Thayer, an all-state player at Joliet Catholic High School and later an all-American at Notre Dame, admired Payton as a fan long before he became his teammate.
"I had a chance to worship Walter because I grew up here, and when they drafted him in 1975, I was a young kid," Thayer said. "I went through my whole college career admiring him from afar and then became a teammate of his, and I admired him even more after having a chance to play with him than I did before I ever met him. Anytime I was with Walter, in a professional atmosphere in terms of sports or a social atmosphere in terms of outside the business, he was never less than 100 percent professional."

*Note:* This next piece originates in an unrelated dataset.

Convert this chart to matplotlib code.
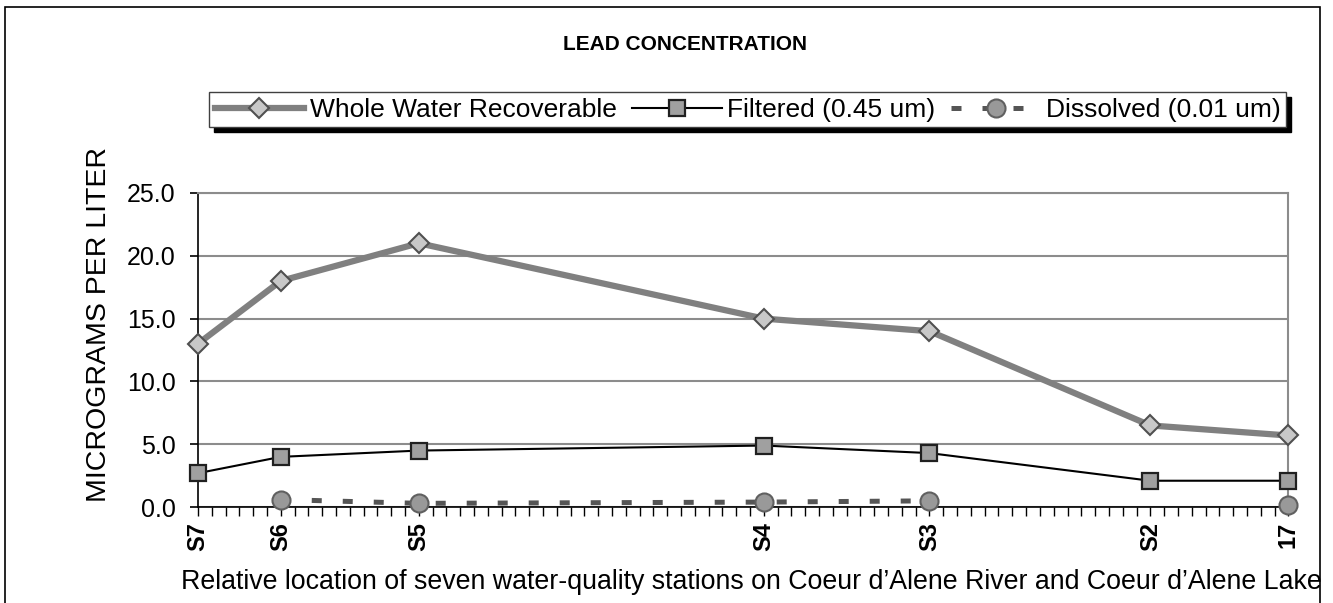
import matplotlib.pyplot as plt
import numpy as np
from matplotlib.patches import Rectangle

plt.rcParams['font.family'] = ['Liberation Sans', 'DejaVu Sans']

# station labels and their relative position along the river
stations = ['S7', 'S6', 'S5', 'S4', 'S3', 'S2', '17']
positions = [0, 6, 16, 41, 53, 69, 79]

whole = [13.0, 18.0, 21.0, 15.0, 14.0, 6.5, 5.7]
filtered = [2.7, 4.0, 4.5, 4.9, 4.3, 2.1, 2.1]
dissolved = [np.nan, 0.6, 0.3, 0.4, 0.5, np.nan, 0.2]

fig = plt.figure(figsize=(13.33, 6.03), dpi=100)
ax = fig.add_axes([0.1485, 0.159, 0.818, 0.521])

ax.plot(positions, whole, color='#808080', lw=4.5, marker='D', ms=10,
        mfc='#c8c8c8', mec='#505050', mew=1.5, label='Whole Water Recoverable',
        zorder=4, clip_on=False)
ax.plot(positions, filtered, color='black', lw=1.5, marker='s', ms=11,
        mfc='#a0a0a0', mec='#202020', mew=1.6, label='Filtered (0.45 um)',
        zorder=5, clip_on=False)
ax.plot(positions, dissolved, color='#555555', lw=3.6, ls=(0, (2, 4.2)), dash_capstyle='butt',
        marker='o', ms=13, mfc='#999999', mec='#606060', mew=1.5,
        label='Dissolved (0.01 um)', zorder=6, clip_on=False)

ax.set_xlim(0, 79)
ax.set_ylim(0, 25)
ax.set_yticks(np.arange(0, 26, 5))
ax.set_yticklabels([f'{v:.1f}' for v in np.arange(0, 26, 5)], fontsize=18)
ax.set_xticks(positions)
ax.set_xticklabels(stations, rotation=90, fontweight='bold', fontsize=17)
ax.set_xticks(np.arange(0, 80, 1), minor=True)
ax.tick_params(axis='x', which='both', direction='out', length=6.5, width=1, color='black', pad=4)
ax.tick_params(axis='y', direction='out', length=6, width=1.2, pad=10)

ax.yaxis.grid(True, color='#8c8c8c', lw=1.5)
ax.set_axisbelow(True)
for s in ['left', 'bottom']:
    ax.spines[s].set_color('black')
    ax.spines[s].set_linewidth(1.2)
for s in ['top', 'right']:
    ax.spines[s].set_color('#8c8c8c')
    ax.spines[s].set_linewidth(1.5)

fig.text(0.074, 0.462, 'MICROGRAMS PER LITER', rotation=90, ha='center', va='center', fontsize=20.5)
fig.text(0.564, 0.035, 'Relative location of seven water-quality stations on Coeur d\u2019Alene River and Coeur d\u2019Alene Lake',
         ha='center', va='center', fontsize=19.3)
fig.text(0.514, 0.927, 'LEAD CONCENTRATION', ha='center', va='center', fontsize=15, fontweight='bold')

leg = fig.legend(loc='center', bbox_to_anchor=(0.561, 0.818), ncol=3, fontsize=19,
                 frameon=True, fancybox=False, edgecolor='#404040', framealpha=1,
                 handlelength=3.4, handletextpad=0.2, columnspacing=0.6, borderpad=0.2)
leg.get_frame().set_linewidth(1)

# black drop shadow behind the legend box
fig.canvas.draw()
bb = leg.get_window_extent().transformed(fig.transFigure.inverted())
fig.patches.append(Rectangle((bb.x0 + 5 / 1333, bb.y0 - 5 / 603), bb.width, bb.height,
                             transform=fig.transFigure, color='black', zorder=leg.get_zorder() - 0.1))

# outer border
fig.patches.append(Rectangle((5 / 1333, -0.02), 1315 / 1333, 1.02 - 7 / 603, transform=fig.transFigure,
                             fill=False, edgecolor='black', lw=1.2))

fig.savefig('out.png', dpi=100)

Thayer said revelations in "Sweetness: The Enigmatic Life of Walter Payton" about his use of painkillers and his infidelity won't diminish his opinion of the Bears' all-time leading rusher, and he says it won't tarnish his reputation among his millions of fans.
"It'll probably increase the admiration they had for him because, when you look at what Walter was as a professional football player, he was a model of professionalism," Thayer said. "Now, when people get an understanding that there were difficulties in his life that he was facing each and every day and he still performed like a professional, it'll probably increase the respect they had for him. But it's unfortunate that we have to defend him and he can't defend himself.
"It's an unfortunate portrayal of Walter, but it doesn't diminish my respect for him in the least."
Thayer said he never was aware of any off-the-field problems Payton was dealing with as a player or after his playing career ended after the 1987 season.
"I don't remember Walter in the ways that they're talking about him," he said. "I remember Walter as my hero and as just a great stand-up guy. As you find out more about life, everybody goes through awkward trials, but they're not usually publicized. Here, it's so far removed after the fact it's kind of unfair to Walter's family.
"It doesn't benefit anybody, obviously, but the author. I think there's a generation of fans who are familiar with Walter because they lived through his body of work with him. I don't think those people will ever lose any respect for Walter Payton."